**Task objective:**
Set the listing down again exactly, please, apart from its pictures.

**Information provided:**

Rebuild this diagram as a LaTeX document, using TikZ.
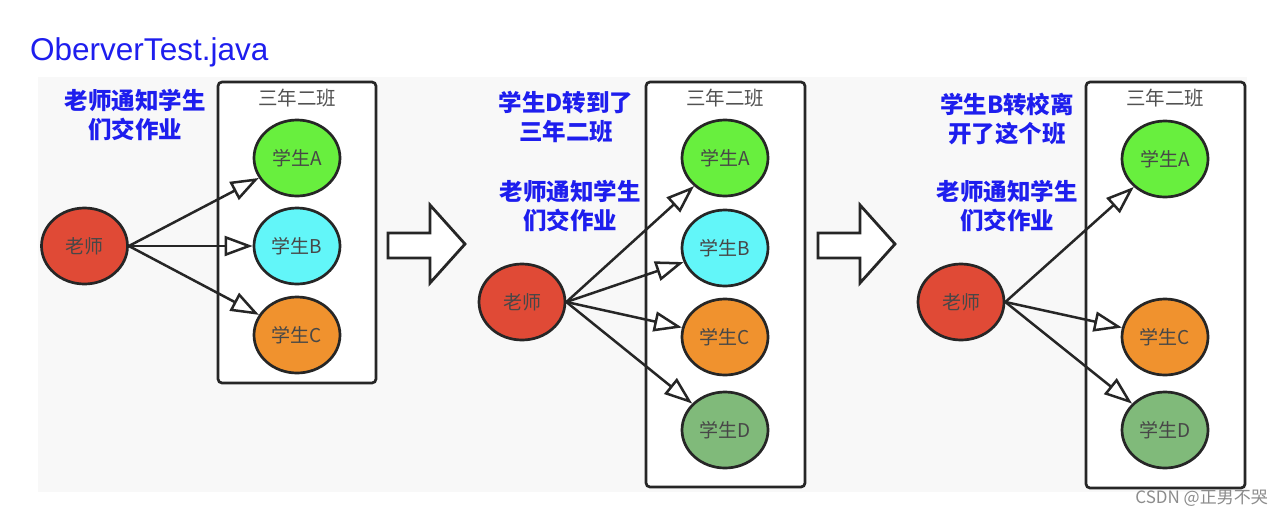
\documentclass[tikz,border=0pt]{standalone}
\usepackage{fontspec}
\setmainfont{Liberation Sans}
\newfontfamily\cjk{Noto Sans CJK SC}
\usetikzlibrary{arrows.meta,shapes.geometric}
\definecolor{bg}{HTML}{F8F8F8}
\definecolor{blueT}{RGB}{30,30,238}
\definecolor{tred}{HTML}{E04A36}
\definecolor{sA}{HTML}{68EF3E}
\definecolor{sB}{HTML}{62F6F9}
\definecolor{sC}{HTML}{F0922E}
\definecolor{sD}{HTML}{80BA7A}
\definecolor{ink}{HTML}{262626}
\begin{document}
\begin{tikzpicture}[x=1pt,y=-1pt,
  stu/.style={ellipse,draw=ink,line width=2.7pt,minimum width=86pt,minimum height=76pt,inner sep=0pt,
    font=\cjk\fontsize{19}{22}\selectfont,text=ink!85},
  classbox/.style={draw=ink,line width=2.7pt,fill=white,rounded corners=4pt},
  boxlabel/.style={font=\cjk\fontsize{19.5}{22}\selectfont,text=ink!80},
  note/.style={font=\cjk\bfseries\fontsize{23.5}{29}\selectfont,text=blueT,align=center},
  notify/.style={draw=ink,line width=2.5pt,-{Triangle[length=28pt,width=20pt,fill=white]}},
  bigarrow/.style={draw=ink,line width=2.8pt,fill=white,line join=miter}]
\useasboundingbox (0,0) rectangle (1284,517);
\fill[white] (0,0) rectangle (1284,517);
\fill[bg] (38,77) rectangle (1247,492);
\node[anchor=base west,font=\fontsize{31.5}{36}\selectfont,text=blueT,inner sep=0pt] (title) at (30,60) {OberverTest.java};
% panel 1
\draw[classbox] (218,82) rectangle (376,383);
\node[boxlabel] (bl1) at (297,98) {三年二班};
\node[stu,fill=tred] (t1) at (84.5,246) {老师};
\node[stu,fill=sA] (a1) at (297,158) {学生A};
\node[stu,fill=sB] (b1) at (297,246) {学生B};
\node[stu,fill=sC] (c1) at (297,335) {学生C};
\node[note] (n1) at (135,115) {老师通知学生\\们交作业};
\draw[notify] (t1.east) -- (a1);
\draw[notify] (t1.east) -- (b1);
\draw[notify] (t1.east) -- (c1);
% big arrow 1
\draw[bigarrow] (388,233) -- (430,233) -- (430,205) -- (465,244) -- (430,283) -- (430,258) -- (388,258) -- cycle;
% panel 2
\draw[classbox] (646,82) rectangle (805,487);
\node[boxlabel] (bl2) at (725,98) {三年二班};
\node[stu,fill=tred] (t2) at (522,302) {老师};
\node[stu,fill=sA] (a2) at (725,158) {学生A};
\node[stu,fill=sB] (b2) at (725,248) {学生B};
\node[stu,fill=sC] (c2) at (725,337) {学生C};
\node[stu,fill=sD] (d2) at (725,430) {学生D};
\node[note] (n2a) at (566,117) {学生D转到了\\三年二班};
\node[note] (n2b) at (570,206) {老师通知学生\\们交作业};
\draw[notify] (t2.east) -- (a2);
\draw[notify] (t2.east) -- (b2);
\draw[notify] (t2.east) -- (c2);
\draw[notify] (t2.east) -- (d2);
% big arrow 2
\draw[bigarrow] (818,233) -- (860,233) -- (860,205) -- (895,244) -- (860,283) -- (860,258) -- (818,258) -- cycle;
% panel 3
\draw[classbox] (1086,82) rectangle (1245,488);
\node[boxlabel] (bl3) at (1165,98) {三年二班};
\node[stu,fill=tred] (t3) at (961,302) {老师};
\node[stu,fill=sA] (a3) at (1165,159) {学生A};
\node[stu,fill=sC] (c3) at (1165,337) {学生C};
\node[stu,fill=sD] (d3) at (1165,430) {学生D};
\node[note] (n3a) at (1007,119) {学生B转校离\\开了这个班};
\node[note] (n3b) at (1007,206) {老师通知学生\\们交作业};
\draw[notify] (t3.east) -- (a3);
\draw[notify] (t3.east) -- (c3);
\draw[notify] (t3.east) -- (d3);
% watermark
\node[font=\cjk\fontsize{17}{19}\selectfont,text=black!45,anchor=east,inner sep=0pt] (wm) at (1268,498) {CSDN @正男不哭};
\end{tikzpicture}
\end{document}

**Output below:**
Rebuild this diagram as a LaTeX document, using TikZ.
\documentclass[tikz,border=0pt]{standalone}
\usepackage{fontspec}
\setmainfont{Liberation Sans}
\newfontfamily\cjk{Noto Sans CJK SC}
\usetikzlibrary{arrows.meta,shapes.geometric}
\definecolor{bg}{HTML}{F8F8F8}
\definecolor{blueT}{RGB}{30,30,238}
\definecolor{tred}{HTML}{E04A36}
\definecolor{sA}{HTML}{68EF3E}
\definecolor{sB}{HTML}{62F6F9}
\definecolor{sC}{HTML}{F0922E}
\definecolor{sD}{HTML}{80BA7A}
\definecolor{ink}{HTML}{262626}
\begin{document}
\begin{tikzpicture}[x=1pt,y=-1pt,
  stu/.style={ellipse,draw=ink,line width=2.7pt,minimum width=86pt,minimum height=76pt,inner sep=0pt,
    font=\cjk\fontsize{19}{22}\selectfont,text=ink!85},
  classbox/.style={draw=ink,line width=2.7pt,fill=white,rounded corners=4pt},
  boxlabel/.style={font=\cjk\fontsize{19.5}{22}\selectfont,text=ink!80},
  note/.style={font=\cjk\bfseries\fontsize{23.5}{29}\selectfont,text=blueT,align=center},
  notify/.style={draw=ink,line width=2.5pt,-{Triangle[length=28pt,width=20pt,fill=white]}},
  bigarrow/.style={draw=ink,line width=2.8pt,fill=white,line join=miter}]
\useasboundingbox (0,0) rectangle (1284,517);
\fill[white] (0,0) rectangle (1284,517);
\fill[bg] (38,77) rectangle (1247,492);
\node[anchor=base west,font=\fontsize{31.5}{36}\selectfont,text=blueT,inner sep=0pt] (title) at (30,60) {OberverTest.java};
% panel 1
\draw[classbox] (218,82) rectangle (376,383);
\node[boxlabel] (bl1) at (297,98) {三年二班};
\node[stu,fill=tred] (t1) at (84.5,246) {老师};
\node[stu,fill=sA] (a1) at (297,158) {学生A};
\node[stu,fill=sB] (b1) at (297,246) {学生B};
\node[stu,fill=sC] (c1) at (297,335) {学生C};
\node[note] (n1) at (135,115) {老师通知学生\\们交作业};
\draw[notify] (t1.east) -- (a1);
\draw[notify] (t1.east) -- (b1);
\draw[notify] (t1.east) -- (c1);
% big arrow 1
\draw[bigarrow] (388,233) -- (430,233) -- (430,205) -- (465,244) -- (430,283) -- (430,258) -- (388,258) -- cycle;
% panel 2
\draw[classbox] (646,82) rectangle (805,487);
\node[boxlabel] (bl2) at (725,98) {三年二班};
\node[stu,fill=tred] (t2) at (522,302) {老师};
\node[stu,fill=sA] (a2) at (725,158) {学生A};
\node[stu,fill=sB] (b2) at (725,248) {学生B};
\node[stu,fill=sC] (c2) at (725,337) {学生C};
\node[stu,fill=sD] (d2) at (725,430) {学生D};
\node[note] (n2a) at (566,117) {学生D转到了\\三年二班};
\node[note] (n2b) at (570,206) {老师通知学生\\们交作业};
\draw[notify] (t2.east) -- (a2);
\draw[notify] (t2.east) -- (b2);
\draw[notify] (t2.east) -- (c2);
\draw[notify] (t2.east) -- (d2);
% big arrow 2
\draw[bigarrow] (818,233) -- (860,233) -- (860,205) -- (895,244) -- (860,283) -- (860,258) -- (818,258) -- cycle;
% panel 3
\draw[classbox] (1086,82) rectangle (1245,488);
\node[boxlabel] (bl3) at (1165,98) {三年二班};
\node[stu,fill=tred] (t3) at (961,302) {老师};
\node[stu,fill=sA] (a3) at (1165,159) {学生A};
\node[stu,fill=sC] (c3) at (1165,337) {学生C};
\node[stu,fill=sD] (d3) at (1165,430) {学生D};
\node[note] (n3a) at (1007,119) {学生B转校离\\开了这个班};
\node[note] (n3b) at (1007,206) {老师通知学生\\们交作业};
\draw[notify] (t3.east) -- (a3);
\draw[notify] (t3.east) -- (c3);
\draw[notify] (t3.east) -- (d3);
% watermark
\node[font=\cjk\fontsize{17}{19}\selectfont,text=black!45,anchor=east,inner sep=0pt] (wm) at (1268,498) {CSDN @正男不哭};
\end{tikzpicture}
\end{document}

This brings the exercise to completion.